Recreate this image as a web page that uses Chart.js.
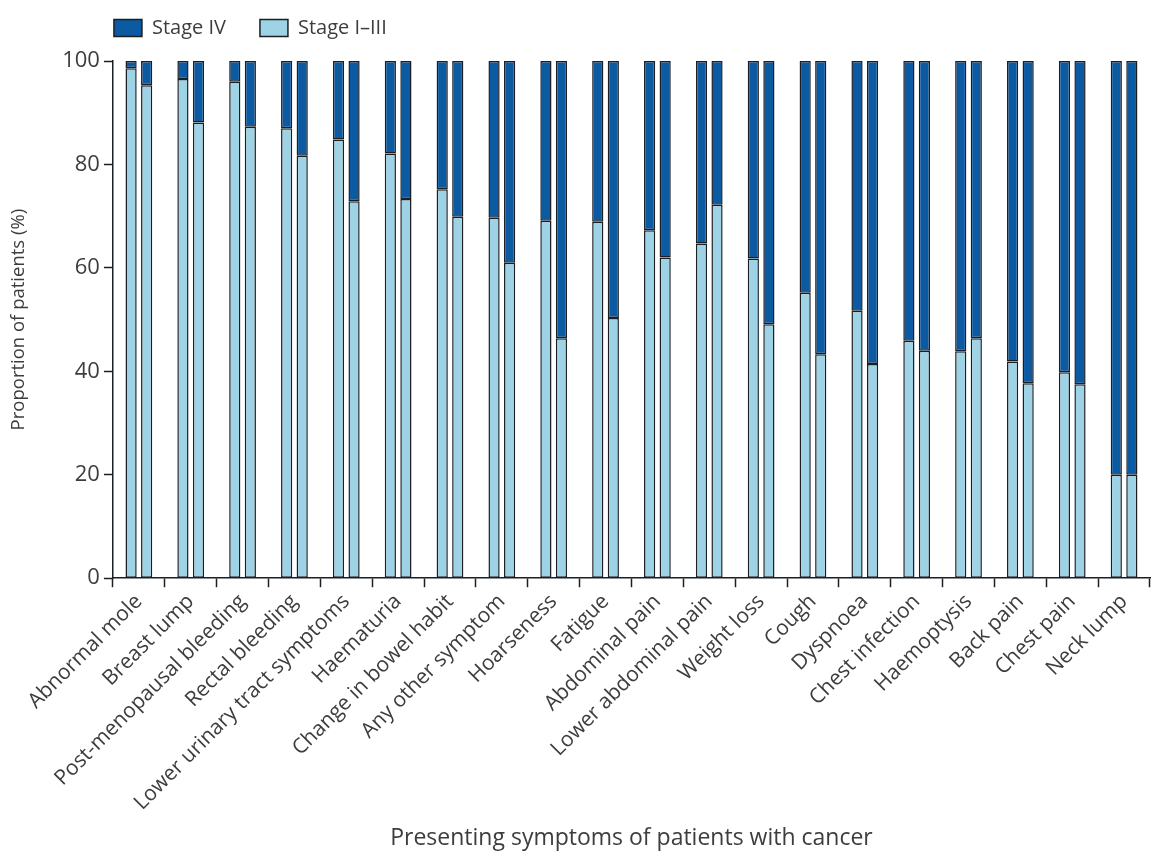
<!DOCTYPE html>
<html>
<head>
<meta charset="utf-8">
<script src="https://cdn.jsdelivr.net/npm/chart.js@4"></script>
<style>
  html, body { margin: 0; padding: 0; background: #fff; }
  #wrap { width: 1157px; height: 853px; }
</style>
</head>
<body>
<div id="wrap"><canvas id="stageChart"></canvas></div>
<script>
// Data (two bars per symptom)
const symptoms = ['Abnormal mole', 'Breast lump', 'Post-menopausal bleeding', 'Rectal bleeding',
    'Lower urinary tract symptoms', 'Haematuria', 'Change in bowel habit', 'Any other symptom',
    'Hoarseness', 'Fatigue', 'Abdominal pain', 'Lower abdominal pain', 'Weight loss', 'Cough',
    'Dyspnoea', 'Chest infection', 'Haemoptysis', 'Back pain', 'Chest pain', 'Neck lump'];

const earlyFirst = [98.6, 96.5, 96.0, 87.0, 84.8, 82.1, 75.2, 69.7, 69.1, 68.9, 67.3, 64.7, 61.8, 55.2, 51.7, 45.9, 43.9, 41.9, 39.8, 20.0];
const lateFirst  = [1.4, 3.5, 4.0, 13.0, 15.2, 17.9, 24.8, 30.3, 30.9, 31.1, 32.7, 35.3, 38.2, 44.8, 48.3, 54.1, 56.1, 58.1, 60.2, 80.0];
const earlySecond = [95.3, 88.1, 87.3, 81.7, 72.9, 73.3, 69.9, 61.0, 46.4, 50.3, 62.0, 72.2, 49.1, 43.3, 41.4, 44.0, 46.4, 37.7, 37.5, 20.0];
const lateSecond  = [4.7, 11.9, 12.7, 18.3, 27.1, 26.7, 30.1, 39.0, 53.6, 49.7, 38.0, 27.8, 50.9, 56.7, 58.6, 56.0, 53.6, 62.3, 62.5, 80.0];

const yTicks = [0, 20, 40, 60, 80, 100];

const darkBlue = '#0c5aa2';
const lightBlue = '#9ed3e5';
const edge = '#1b1f24';
const textCol = '#3d3d3d';
const fontFam = '"Open Sans", "Noto Sans", sans-serif';
const legendPad = 34;

function barSet(label, data, color, stack) {
    return {
        label, data, stack,
        backgroundColor: color,
        borderColor: edge,
        borderWidth: 1.5,
        borderSkipped: false,
        barPercentage: 0.72,
        categoryPercentage: 0.6
    };
}

// wide gap between legend items, legend kept at the top-left of the axis
const legendTweak = {
    id: 'legendTweak',
    beforeInit(chart) {
        const origFit = chart.legend.fit;
        chart.legend.fit = function () {
            origFit.call(this);
            this.height -= 11;
        };
    },
    afterLayout(chart) {
        chart.legend.left -= legendPad - 1;
        chart.legend.right -= legendPad - 1;
        chart.legend.top -= legendPad - 10;
    }
};

const ctx = document.getElementById('stageChart').getContext('2d');
new Chart(ctx, {
    type: 'bar',
    data: {
        labels: symptoms,
        datasets: [
            barSet('Stage I–III', earlyFirst, lightBlue, 'first'),
            barSet('Stage IV', lateFirst, darkBlue, 'first'),
            barSet('Stage I–III ', earlySecond, lightBlue, 'second'),
            barSet('Stage IV ', lateSecond, darkBlue, 'second')
        ]
    },
    plugins: [legendTweak],
    options: {
        responsive: true,
        maintainAspectRatio: false,
        animation: false,
        layout: { padding: { top: 8, right: 7, bottom: 1, left: 8 } },
        plugins: {
            tooltip: { enabled: false },
            legend: {
                position: 'top',
                align: 'start',
                fullSize: false,
                labels: {
                    boxWidth: 28,
                    boxHeight: 17,
                    padding: legendPad,
                    color: textCol,
                    font: { family: fontFam, size: 20 },
                    filter: item => item.datasetIndex < 2,
                    sort: (a, b) => b.datasetIndex - a.datasetIndex
                }
            }
        },
        scales: {
            x: {
                stacked: true,
                grid: { offset: true, drawOnChartArea: false, drawTicks: true, tickLength: 9, tickColor: edge, tickWidth: 1.5 },
                border: { display: true, color: edge, width: 1.5 },
                ticks: {
                    autoSkip: false,
                    minRotation: 45,
                    maxRotation: 45,
                    padding: 2,
                    color: textCol,
                    font: { family: fontFam, size: 21 }
                },
                title: {
                    display: true,
                    text: 'Presenting symptoms of patients with cancer',
                    color: textCol,
                    font: { family: fontFam, size: 23 },
                    padding: { top: 7, bottom: 0 }
                }
            },
            y: {
                stacked: true,
                min: 0,
                max: 100,
                afterBuildTicks: axis => { axis.ticks = yTicks.map(v => ({ value: v })); },
                grid: { drawOnChartArea: false, drawTicks: true, tickLength: 9, tickColor: edge, tickWidth: 1.5 },
                border: { display: true, color: edge, width: 1.5 },
                ticks: {
                    padding: 4,
                    color: textCol,
                    font: { family: fontFam, size: 22 }
                },
                title: {
                    display: true,
                    text: 'Proportion of patients (%)',
                    color: textCol,
                    font: { family: fontFam, size: 18.5 },
                    padding: { top: 0, bottom: 28 }
                }
            }
        }
    }
});
</script>
</body>
</html>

To be done: Please take the lines from the beginning of the data above through the line holding "const legendPad = 34;" and transcribe them exactly, without any pictures.

Exercise result:
Recreate this image as a web page that uses Chart.js.
<!DOCTYPE html>
<html>
<head>
<meta charset="utf-8">
<script src="https://cdn.jsdelivr.net/npm/chart.js@4"></script>
<style>
  html, body { margin: 0; padding: 0; background: #fff; }
  #wrap { width: 1157px; height: 853px; }
</style>
</head>
<body>
<div id="wrap"><canvas id="stageChart"></canvas></div>
<script>
// Data (two bars per symptom)
const symptoms = ['Abnormal mole', 'Breast lump', 'Post-menopausal bleeding', 'Rectal bleeding',
    'Lower urinary tract symptoms', 'Haematuria', 'Change in bowel habit', 'Any other symptom',
    'Hoarseness', 'Fatigue', 'Abdominal pain', 'Lower abdominal pain', 'Weight loss', 'Cough',
    'Dyspnoea', 'Chest infection', 'Haemoptysis', 'Back pain', 'Chest pain', 'Neck lump'];

const earlyFirst = [98.6, 96.5, 96.0, 87.0, 84.8, 82.1, 75.2, 69.7, 69.1, 68.9, 67.3, 64.7, 61.8, 55.2, 51.7, 45.9, 43.9, 41.9, 39.8, 20.0];
const lateFirst  = [1.4, 3.5, 4.0, 13.0, 15.2, 17.9, 24.8, 30.3, 30.9, 31.1, 32.7, 35.3, 38.2, 44.8, 48.3, 54.1, 56.1, 58.1, 60.2, 80.0];
const earlySecond = [95.3, 88.1, 87.3, 81.7, 72.9, 73.3, 69.9, 61.0, 46.4, 50.3, 62.0, 72.2, 49.1, 43.3, 41.4, 44.0, 46.4, 37.7, 37.5, 20.0];
const lateSecond  = [4.7, 11.9, 12.7, 18.3, 27.1, 26.7, 30.1, 39.0, 53.6, 49.7, 38.0, 27.8, 50.9, 56.7, 58.6, 56.0, 53.6, 62.3, 62.5, 80.0];

const yTicks = [0, 20, 40, 60, 80, 100];

const darkBlue = '#0c5aa2';
const lightBlue = '#9ed3e5';
const edge = '#1b1f24';
const textCol = '#3d3d3d';
const fontFam = '"Open Sans", "Noto Sans", sans-serif';
const legendPad = 34;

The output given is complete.